その意味で、このとんふぃ氏のコメントは、政治的立場はまったく異なるとはいえ、極めて優れたお手本をNPに提供してくれたのではないかと感じました。

 

【8.残された課題】
さて、やや長くなりましたが、ここまでで、最初に挙げたコメント価値をLikeで決定する上での3つの留意点のうち、①以外の課題をほぼカバーしてきました。
 ①そもそも、運営部の様々なコメント表示操作によって、コメント欄の公正さに問題がある。
 ②多くの人に受け入れられていると同時に、多くの人に「受け入れられていない」コメントもある。
 ③同じように多くのLikeが付いているコメントでも、内容希薄なものもあれば、深く濃厚なものもある。

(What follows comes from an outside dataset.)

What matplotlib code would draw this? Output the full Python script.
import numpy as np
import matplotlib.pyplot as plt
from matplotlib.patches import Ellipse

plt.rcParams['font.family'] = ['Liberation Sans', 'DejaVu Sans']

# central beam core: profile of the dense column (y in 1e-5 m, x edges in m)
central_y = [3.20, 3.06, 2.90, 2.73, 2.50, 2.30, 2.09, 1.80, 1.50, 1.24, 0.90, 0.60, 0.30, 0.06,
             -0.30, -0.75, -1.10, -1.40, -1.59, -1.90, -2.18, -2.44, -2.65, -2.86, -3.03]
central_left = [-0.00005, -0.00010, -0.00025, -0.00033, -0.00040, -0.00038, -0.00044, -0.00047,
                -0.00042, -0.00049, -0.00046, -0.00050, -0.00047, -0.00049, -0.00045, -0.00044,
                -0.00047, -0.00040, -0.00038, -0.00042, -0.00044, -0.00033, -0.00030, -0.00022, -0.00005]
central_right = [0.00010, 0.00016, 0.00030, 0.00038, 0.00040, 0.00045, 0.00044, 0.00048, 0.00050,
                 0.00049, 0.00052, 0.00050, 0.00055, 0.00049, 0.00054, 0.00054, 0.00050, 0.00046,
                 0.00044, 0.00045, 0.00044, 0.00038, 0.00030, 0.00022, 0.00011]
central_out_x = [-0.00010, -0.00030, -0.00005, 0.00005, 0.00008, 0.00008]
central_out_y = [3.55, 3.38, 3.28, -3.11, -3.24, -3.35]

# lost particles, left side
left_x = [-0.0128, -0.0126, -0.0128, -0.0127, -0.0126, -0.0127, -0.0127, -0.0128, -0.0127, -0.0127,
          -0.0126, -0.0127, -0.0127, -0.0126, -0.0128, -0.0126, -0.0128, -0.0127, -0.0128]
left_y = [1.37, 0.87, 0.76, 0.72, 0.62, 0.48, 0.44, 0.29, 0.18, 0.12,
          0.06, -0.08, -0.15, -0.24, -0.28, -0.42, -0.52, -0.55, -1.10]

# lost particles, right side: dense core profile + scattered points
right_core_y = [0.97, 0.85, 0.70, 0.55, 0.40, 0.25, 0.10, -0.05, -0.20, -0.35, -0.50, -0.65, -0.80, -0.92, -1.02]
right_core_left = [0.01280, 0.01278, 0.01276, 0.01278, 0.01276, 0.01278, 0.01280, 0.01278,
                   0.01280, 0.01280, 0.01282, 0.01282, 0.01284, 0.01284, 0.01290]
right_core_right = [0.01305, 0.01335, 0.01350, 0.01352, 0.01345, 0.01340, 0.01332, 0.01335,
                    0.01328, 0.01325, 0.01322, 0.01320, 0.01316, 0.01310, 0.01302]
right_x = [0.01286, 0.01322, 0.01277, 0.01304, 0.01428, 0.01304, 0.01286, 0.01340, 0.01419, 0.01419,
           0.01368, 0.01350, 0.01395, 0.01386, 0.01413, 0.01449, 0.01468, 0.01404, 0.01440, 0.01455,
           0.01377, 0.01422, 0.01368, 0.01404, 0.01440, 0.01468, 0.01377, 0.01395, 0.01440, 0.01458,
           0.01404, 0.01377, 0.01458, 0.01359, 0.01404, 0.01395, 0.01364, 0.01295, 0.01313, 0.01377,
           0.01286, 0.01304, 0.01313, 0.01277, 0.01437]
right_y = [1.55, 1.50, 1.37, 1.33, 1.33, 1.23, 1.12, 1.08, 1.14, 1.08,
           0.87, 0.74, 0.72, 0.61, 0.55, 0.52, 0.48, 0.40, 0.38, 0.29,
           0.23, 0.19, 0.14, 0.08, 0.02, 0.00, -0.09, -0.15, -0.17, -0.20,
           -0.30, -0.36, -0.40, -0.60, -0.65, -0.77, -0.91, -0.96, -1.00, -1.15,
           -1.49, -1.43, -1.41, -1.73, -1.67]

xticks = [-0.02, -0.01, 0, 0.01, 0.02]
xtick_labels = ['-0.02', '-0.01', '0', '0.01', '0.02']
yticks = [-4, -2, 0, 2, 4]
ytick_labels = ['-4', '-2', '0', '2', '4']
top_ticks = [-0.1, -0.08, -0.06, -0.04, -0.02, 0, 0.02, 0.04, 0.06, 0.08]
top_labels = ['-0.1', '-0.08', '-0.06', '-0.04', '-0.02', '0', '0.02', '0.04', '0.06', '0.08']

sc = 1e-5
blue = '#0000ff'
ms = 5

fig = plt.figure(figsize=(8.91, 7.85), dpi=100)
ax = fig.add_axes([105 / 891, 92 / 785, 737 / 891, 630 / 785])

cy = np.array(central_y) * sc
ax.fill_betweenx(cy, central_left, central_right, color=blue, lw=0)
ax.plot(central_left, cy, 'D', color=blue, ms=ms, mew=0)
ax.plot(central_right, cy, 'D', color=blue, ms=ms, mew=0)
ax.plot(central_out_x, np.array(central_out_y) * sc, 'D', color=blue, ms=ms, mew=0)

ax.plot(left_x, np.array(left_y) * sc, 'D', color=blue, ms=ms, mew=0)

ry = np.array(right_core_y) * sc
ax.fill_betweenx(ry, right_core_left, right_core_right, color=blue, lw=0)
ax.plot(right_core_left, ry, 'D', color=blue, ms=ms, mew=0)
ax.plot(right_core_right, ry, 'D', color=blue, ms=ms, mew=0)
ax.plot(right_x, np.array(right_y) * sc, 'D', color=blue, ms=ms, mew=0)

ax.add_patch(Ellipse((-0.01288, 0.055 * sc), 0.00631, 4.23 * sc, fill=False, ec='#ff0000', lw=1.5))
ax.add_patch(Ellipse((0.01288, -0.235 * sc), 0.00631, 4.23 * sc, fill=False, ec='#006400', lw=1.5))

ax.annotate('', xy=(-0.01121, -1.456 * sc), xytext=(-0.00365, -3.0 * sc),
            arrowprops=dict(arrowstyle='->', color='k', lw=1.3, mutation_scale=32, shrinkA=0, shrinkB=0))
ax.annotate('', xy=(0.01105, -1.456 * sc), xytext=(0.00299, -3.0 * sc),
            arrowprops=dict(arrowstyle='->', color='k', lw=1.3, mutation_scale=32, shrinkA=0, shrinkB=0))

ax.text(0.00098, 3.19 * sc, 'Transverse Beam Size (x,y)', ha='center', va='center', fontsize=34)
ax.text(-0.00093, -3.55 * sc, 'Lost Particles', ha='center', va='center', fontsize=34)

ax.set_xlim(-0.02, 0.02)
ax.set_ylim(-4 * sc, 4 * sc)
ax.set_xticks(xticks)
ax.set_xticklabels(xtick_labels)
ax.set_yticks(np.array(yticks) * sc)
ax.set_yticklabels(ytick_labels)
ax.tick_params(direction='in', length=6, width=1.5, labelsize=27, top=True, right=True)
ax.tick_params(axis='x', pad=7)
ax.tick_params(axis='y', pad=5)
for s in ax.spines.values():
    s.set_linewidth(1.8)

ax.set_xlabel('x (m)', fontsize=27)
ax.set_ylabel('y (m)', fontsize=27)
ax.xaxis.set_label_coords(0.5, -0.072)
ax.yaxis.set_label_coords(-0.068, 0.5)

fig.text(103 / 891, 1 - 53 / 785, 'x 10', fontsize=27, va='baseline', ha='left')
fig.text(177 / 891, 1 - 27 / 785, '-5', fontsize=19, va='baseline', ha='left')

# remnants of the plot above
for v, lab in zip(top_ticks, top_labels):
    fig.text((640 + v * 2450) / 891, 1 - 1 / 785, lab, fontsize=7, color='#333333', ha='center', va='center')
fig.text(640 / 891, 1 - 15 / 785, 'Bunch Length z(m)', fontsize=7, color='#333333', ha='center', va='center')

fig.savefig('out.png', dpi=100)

しかし、周知のように、残った①の運営問題は最近益々深刻度を増しており、その重大性は私たちが必死にコメント価値を考え、様々な工夫を行っても、その一切が無効にされてしまうほど暴力的なものです。
例えば、今日(11/14)の朝一番で掲載された下記記事のコメント表示構造を見ても、それは一目瞭然です。
※トランプ次期大統領 「メキシコとの国境に壁築く」
https://newspicks.com/news/1891051?ref=index&block=economic

この記事のコメントにおいて、私のコメントには、他の上位者の数倍に及ぶ230以上のLikeが付与されていますが、掲載当初からコメント表示順が人為的に操作され、時間の経過と共に更に引き下げられて、昼前には遥か下方になりほとんど見えなくなりました。
もちろん、これはアルゴリズムによる自動的な表示順操作だけではなく、運営部の担当者が直接手動で行っているものです。
なぜこのようなことを行うのか、まったく意味が理解できません。
上に見てきたコメント価値に即して誠実に考えても、なんら合理的理由がないからです。
もちろん、NP社の業績がそれによって高まるはずもありません。

これについて、「通報機能」等を使って何度もやめるようNP社長に申し入れていますが、返答もなく、善処されている気配すらありません。
一ユーザーの立場ではもはやどうしようもないので、今回のミーティングを契機に一人でも多くのユーザーに問題を共有いただき、またそれぞれの立場から問題を掘り下げていただきたいと思います。
昨年来長引く運営問題は、もはや共同の力によってしか如何ともしがたいところまで来ています。

議論の切り口が、たとえ運営側によって極めて限定され拘束されたものだとしても、限られた時間をより充実した対話の場にしたいものですね。